The biggest surprise? I didn’t get more done overall. I got the right things done earlier. That changed everything. When your most important task is finished before most people have their first coffee, the rest of the day feels like bonus time.
I also noticed I stopped procrastinating on small tasks. Paying a bill or sending a quick email used to take me 3 days of mental preparation. Now I just do it in the morning and move on.
Why This Beats Every Other Morning Routine
There are a thousand morning routines out there. The 5 AM club. The miracle morning. The Wim Hof method. They all promise transformation.
Here’s the truth: most of them require 30-60 minutes of effort before you’ve done anything productive. That’s not a morning routine. That’s a second job.

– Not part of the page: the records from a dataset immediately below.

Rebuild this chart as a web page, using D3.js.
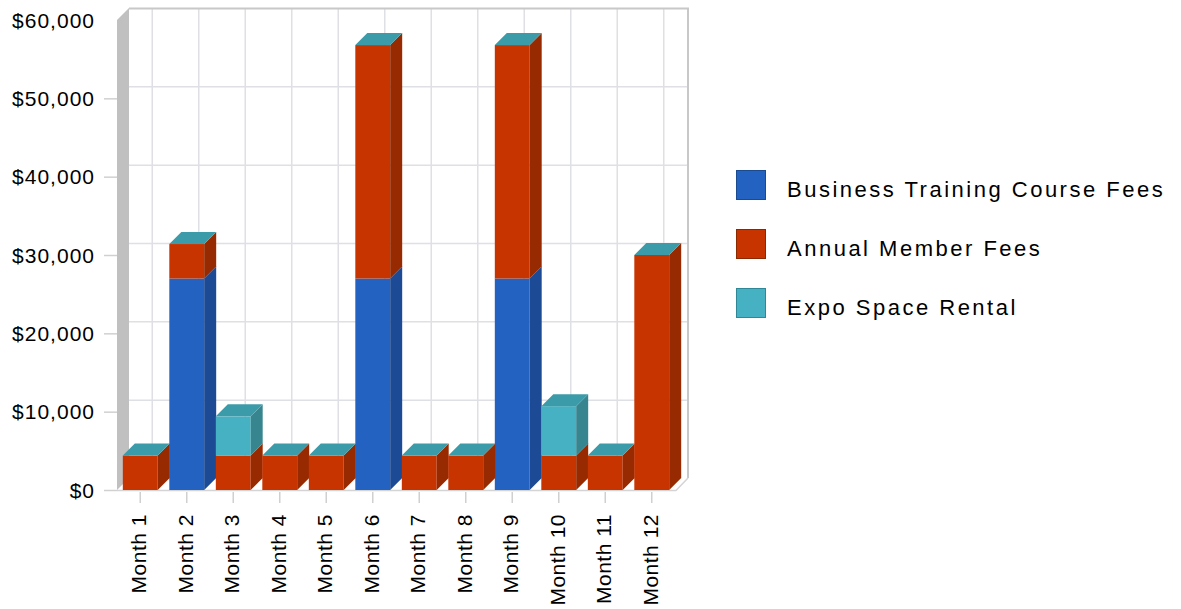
<!DOCTYPE html>
<html>
<head>
<meta charset="utf-8">
<script src="https://cdn.jsdelivr.net/npm/d3@7"></script>
<style>
  html, body { margin: 0; padding: 0; background: #ffffff; }
  svg { display: block; }
  text { font-family: "Liberation Sans", Arial, sans-serif; fill: #000; }
</style>
</head>
<body>
<svg id="chart" width="1181" height="609"></svg>
<script>
// ---- data ----
const months = ["Month 1","Month 2","Month 3","Month 4","Month 5","Month 6",
                "Month 7","Month 8","Month 9","Month 10","Month 11","Month 12"];
const seriesNames = ["Business Training Course Fees","Annual Member Fees","Expo Space Rental"];
const trainingFees = [0, 27000, 0, 0, 0, 27000, 0, 0, 27000, 0, 0, 0];
const memberFees   = [4400, 4400, 4400, 4400, 4400, 29800, 4400, 4400, 29800, 4400, 4400, 30000];
const expoRental   = [0, 0, 5000, 0, 0, 0, 0, 0, 0, 6300, 0, 0];
const yTickValues  = [0, 10000, 20000, 30000, 40000, 50000, 60000];

(function () {
// ---- styles ----
const frontColors = ["#2462c1", "#c83400", "#46b1c2"];
const sideColors  = ["#1d4a94", "#972a00", "#37868f"];
const topColor    = "#3c9ba8";
const swatchStroke = ["#1a4a90", "#8a2800", "#2f8898"];

const svg = d3.select("#chart");
const depthX = 12, depthY = 12;
const pLeft = 117, pRight = 675, pBottom = 490, pTop = 20;

const x = d3.scaleBand().domain(months).range([pLeft, pRight])
  .paddingInner(0.25).paddingOuter(0.125);
const y = d3.scaleLinear().domain([0, 60000]).range([pBottom, pTop]);

const rows = months.map((m, i) => ({
  month: m,
  [seriesNames[0]]: trainingFees[i],
  [seriesNames[1]]: memberFees[i],
  [seriesNames[2]]: expoRental[i]
}));
const stacked = d3.stack().keys(seriesNames)(rows);

// ---- back plane ----
const backL = pLeft + depthX, backR = pRight + depthX + 1, backT = pTop - depthY, backB = pBottom - depthY;
svg.append("rect").attr("x", backL).attr("y", backT)
  .attr("width", backR - backL).attr("height", backB - backT).attr("fill", "#ffffff");

svg.append("g").selectAll("line").data(yTickValues.filter(v => v > 0 && v < 60000)).join("line")
  .attr("x1", backL).attr("x2", backR)
  .attr("y1", d => y(d) - depthY + 0.5).attr("y2", d => y(d) - depthY + 0.5)
  .attr("stroke", "#dfe0e6").attr("stroke-width", 1.5);

svg.append("g").selectAll("line").data(months).join("line")
  .attr("x1", d => x(d) + x.bandwidth() / 2 + depthX)
  .attr("x2", d => x(d) + x.bandwidth() / 2 + depthX)
  .attr("y1", backT).attr("y2", backB)
  .attr("stroke", "#dfe0e6").attr("stroke-width", 1.5);

svg.append("path")
  .attr("d", `M${backL},${backT + 0.5}H${backR}V${backB}`)
  .attr("fill", "none").attr("stroke", "#c8c8c8").attr("stroke-width", 2);

// floor
svg.append("path")
  .attr("d", `M${pLeft},${pBottom}L${pRight},${pBottom}L${pRight + depthX},${pBottom - depthY}L${backL},${pBottom - depthY}Z`)
  .attr("fill", "#ffffff");
svg.append("path")
  .attr("d", `M${pLeft},${pBottom + 0.5}L${pRight + 1},${pBottom + 0.5}L${pRight + depthX + 1},${pBottom - depthY}`)
  .attr("fill", "none").attr("stroke", "#d4d4d4").attr("stroke-width", 1.5);

// left wall
svg.append("path")
  .attr("d", `M${pLeft},${y(60000)}L${pLeft + depthX},${y(60000) - depthY}L${pLeft + depthX},${pBottom - depthY}L${pLeft},${pBottom}Z`)
  .attr("fill", "#c0c0c0");

// y ticks
svg.append("g").selectAll("line").data(yTickValues.filter(v => v < 60000)).join("line")
  .attr("x1", 104).attr("x2", pLeft)
  .attr("y1", d => y(d) + 0.5).attr("y2", d => y(d) + 0.5)
  .attr("stroke", "#d0d0d0").attr("stroke-width", 1.5);

// y labels
const fmt = d3.format("$,");
svg.append("g").selectAll("text").data(yTickValues).join("text")
  .attr("x", 95).attr("y", d => y(d))
  .attr("dy", "0.36em")
  .attr("text-anchor", "end")
  .style("font-size", "21px").style("letter-spacing", "1px")
  .text(d => fmt(d));

// x ticks
svg.append("g").selectAll("line").data(months).join("line")
  .attr("x1", d => x(d) + x.bandwidth() / 2).attr("x2", d => x(d) + x.bandwidth() / 2)
  .attr("y1", pBottom + 2).attr("y2", pBottom + 13)
  .attr("stroke", "#d0d0d0").attr("stroke-width", 1.5);

// x labels
svg.append("g").selectAll("text").data(months).join("text")
  .attr("transform", d => `translate(${x(d) + x.bandwidth() / 2 + 6},514) rotate(-90)`)
  .attr("text-anchor", "end")
  .style("font-size", "21px").style("letter-spacing", "0.5px")
  .text(d => d);

// ---- bars ----
const bw = x.bandwidth();
const barsG = svg.append("g");
stacked.forEach((layer, si) => {
  const g = barsG.append("g");
  layer.forEach(seg => {
    const m = seg.data.month;
    const x0 = x(m), x1 = x0 + bw;
    const yTop = y(seg[1]), yBot = y(seg[0]);
    if (seg[1] - seg[0] > 0) {
      g.append("rect").attr("x", x0).attr("y", yTop)
        .attr("width", bw).attr("height", yBot - yTop)
        .attr("fill", frontColors[si]);
      g.append("path")
        .attr("d", `M${x1},${yTop}L${x1 + depthX},${yTop - depthY}L${x1 + depthX},${yBot - depthY}L${x1},${yBot}Z`)
        .attr("fill", sideColors[si]);
    }
    if (si === stacked.length - 1) {
      g.append("path")
        .attr("d", `M${x0},${yTop}L${x0 + depthX},${yTop - depthY}L${x1 + depthX},${yTop - depthY}L${x1},${yTop}Z`)
        .attr("fill", topColor);
    }
  });
});

// ---- legend ----
const legend = svg.append("g");
seriesNames.forEach((name, i) => {
  const cy = 185 + i * 59;
  legend.append("rect")
    .attr("x", 736.5).attr("y", cy - 14.5)
    .attr("width", 29).attr("height", 29)
    .attr("fill", frontColors[i]).attr("stroke", swatchStroke[i]).attr("stroke-width", 1);
  legend.append("text")
    .attr("x", 787).attr("y", cy + 4).attr("dy", "0.36em")
    .style("font-size", "22px").style("letter-spacing", "2.5px")
    .text(name);
});
})();
</script>
</body>
</html>
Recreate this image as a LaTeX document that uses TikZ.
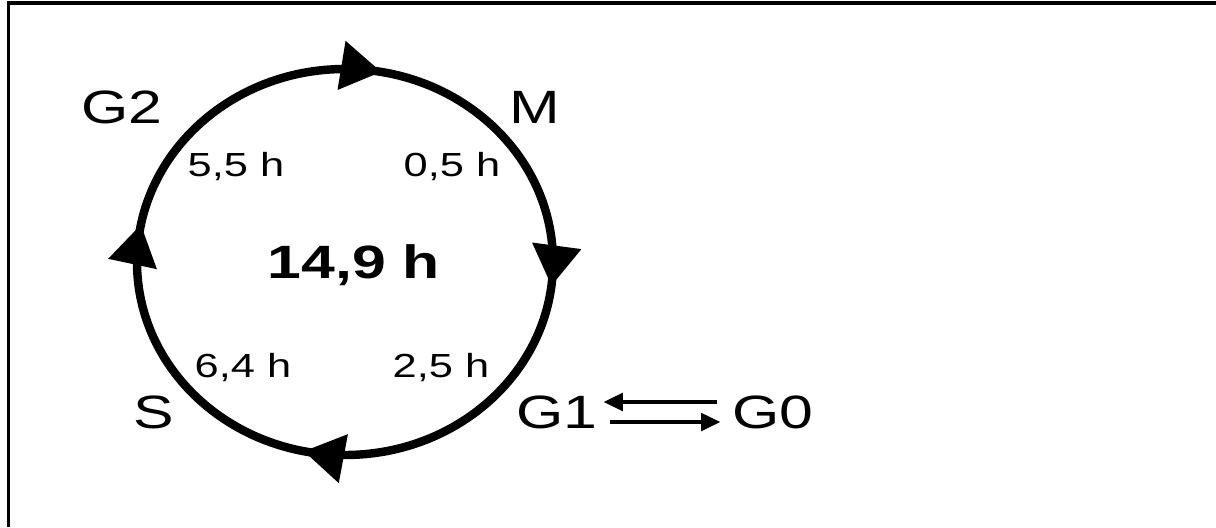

This hack works because it respects your time. It doesn’t ask you to wake up earlier. It doesn’t require journaling, meditation, or affirmations. It asks for five minutes and one completed task.
Compare the options:
| Routine | Time Required | Cognitive Load | Momentum Created |
|---|---|---|---|
| 5 AM Club (exercise, journal, plan) | 60 minutes | High (multiple decisions) | Moderate |
| Miracle Morning (affirmations, visualization, reading) | 30-60 minutes | Medium | Low (no concrete output) |
| Cold plunge + meditation | 20 minutes | Low | Low (no task completion) |
| 5-Minute One-Task Hack | 5 minutes | Very low | High (one thing done) |
The hack wins on efficiency. It’s not the most glamorous routine. But it’s the one you’ll actually do. And doing something simple every day beats doing something complex for three days before quitting.
You don’t need a perfect morning. You need a finished task. Pick one. Do it first. Repeat tomorrow.